Below are the records; locate each line with the word "this" and copy it.

## Collected data entries
● ● ● ●
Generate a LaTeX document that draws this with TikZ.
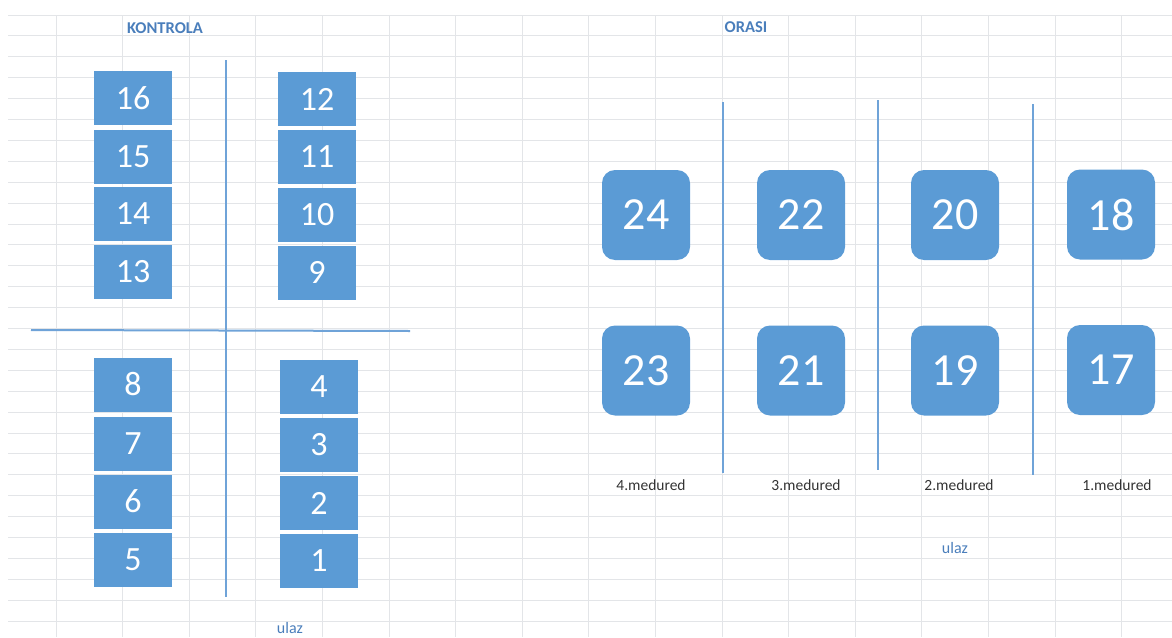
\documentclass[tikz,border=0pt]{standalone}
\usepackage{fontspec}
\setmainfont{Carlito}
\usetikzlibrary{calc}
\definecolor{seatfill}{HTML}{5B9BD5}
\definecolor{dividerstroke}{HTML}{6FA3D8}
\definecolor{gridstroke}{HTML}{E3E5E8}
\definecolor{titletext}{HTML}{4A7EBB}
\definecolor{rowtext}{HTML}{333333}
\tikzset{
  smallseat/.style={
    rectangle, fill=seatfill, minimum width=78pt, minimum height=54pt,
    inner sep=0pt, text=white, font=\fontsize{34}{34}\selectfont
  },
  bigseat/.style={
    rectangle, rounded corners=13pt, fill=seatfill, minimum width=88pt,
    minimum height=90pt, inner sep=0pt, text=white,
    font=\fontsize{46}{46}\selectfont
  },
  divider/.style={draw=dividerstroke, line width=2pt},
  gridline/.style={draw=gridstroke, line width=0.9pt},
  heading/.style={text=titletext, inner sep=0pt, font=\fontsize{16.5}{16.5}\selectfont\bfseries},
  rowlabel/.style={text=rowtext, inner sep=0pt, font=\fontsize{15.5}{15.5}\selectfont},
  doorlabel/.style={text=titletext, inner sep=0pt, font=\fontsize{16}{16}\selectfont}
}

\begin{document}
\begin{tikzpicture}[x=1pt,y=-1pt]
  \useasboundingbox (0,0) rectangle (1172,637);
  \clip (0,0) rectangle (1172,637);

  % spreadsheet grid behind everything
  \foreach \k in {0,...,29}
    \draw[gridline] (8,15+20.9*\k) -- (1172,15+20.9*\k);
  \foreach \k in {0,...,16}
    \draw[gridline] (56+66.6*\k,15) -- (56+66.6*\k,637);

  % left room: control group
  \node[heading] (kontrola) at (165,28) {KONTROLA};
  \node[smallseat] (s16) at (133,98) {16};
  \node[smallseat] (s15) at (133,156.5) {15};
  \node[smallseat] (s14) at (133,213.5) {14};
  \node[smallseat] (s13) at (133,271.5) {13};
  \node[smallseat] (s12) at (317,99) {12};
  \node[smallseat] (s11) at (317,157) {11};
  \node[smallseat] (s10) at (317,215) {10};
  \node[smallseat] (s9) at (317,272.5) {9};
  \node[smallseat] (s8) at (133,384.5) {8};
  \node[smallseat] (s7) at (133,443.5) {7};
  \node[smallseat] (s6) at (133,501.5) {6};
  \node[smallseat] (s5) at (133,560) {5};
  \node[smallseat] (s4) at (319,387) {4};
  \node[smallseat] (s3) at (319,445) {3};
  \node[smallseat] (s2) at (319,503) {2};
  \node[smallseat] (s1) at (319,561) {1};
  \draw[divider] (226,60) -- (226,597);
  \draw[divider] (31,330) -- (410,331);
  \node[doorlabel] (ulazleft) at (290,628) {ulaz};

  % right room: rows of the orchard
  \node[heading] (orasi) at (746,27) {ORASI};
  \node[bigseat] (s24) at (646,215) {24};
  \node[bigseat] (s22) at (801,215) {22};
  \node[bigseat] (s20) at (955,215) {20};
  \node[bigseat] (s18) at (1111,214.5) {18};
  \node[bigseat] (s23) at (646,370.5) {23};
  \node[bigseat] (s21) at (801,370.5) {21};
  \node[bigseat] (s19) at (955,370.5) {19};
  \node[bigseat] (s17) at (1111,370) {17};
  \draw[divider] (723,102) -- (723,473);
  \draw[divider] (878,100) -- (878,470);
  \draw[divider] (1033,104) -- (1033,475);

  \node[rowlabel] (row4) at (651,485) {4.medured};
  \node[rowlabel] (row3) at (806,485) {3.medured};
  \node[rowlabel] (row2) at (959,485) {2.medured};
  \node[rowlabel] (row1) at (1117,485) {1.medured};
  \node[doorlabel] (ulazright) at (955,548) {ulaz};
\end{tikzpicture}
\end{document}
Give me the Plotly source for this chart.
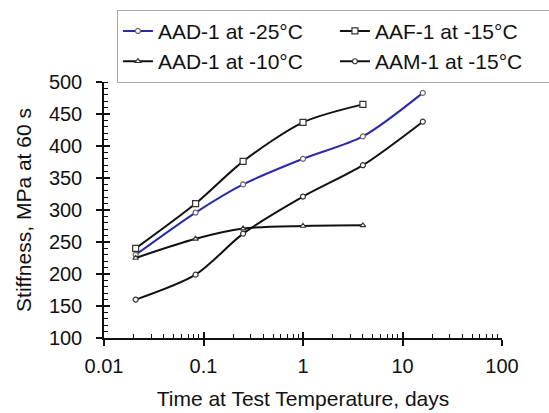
● ● ● ●
## Final result
Generate a LaTeX document that draws this with TikZ.
Give me the Plotly source for this chart.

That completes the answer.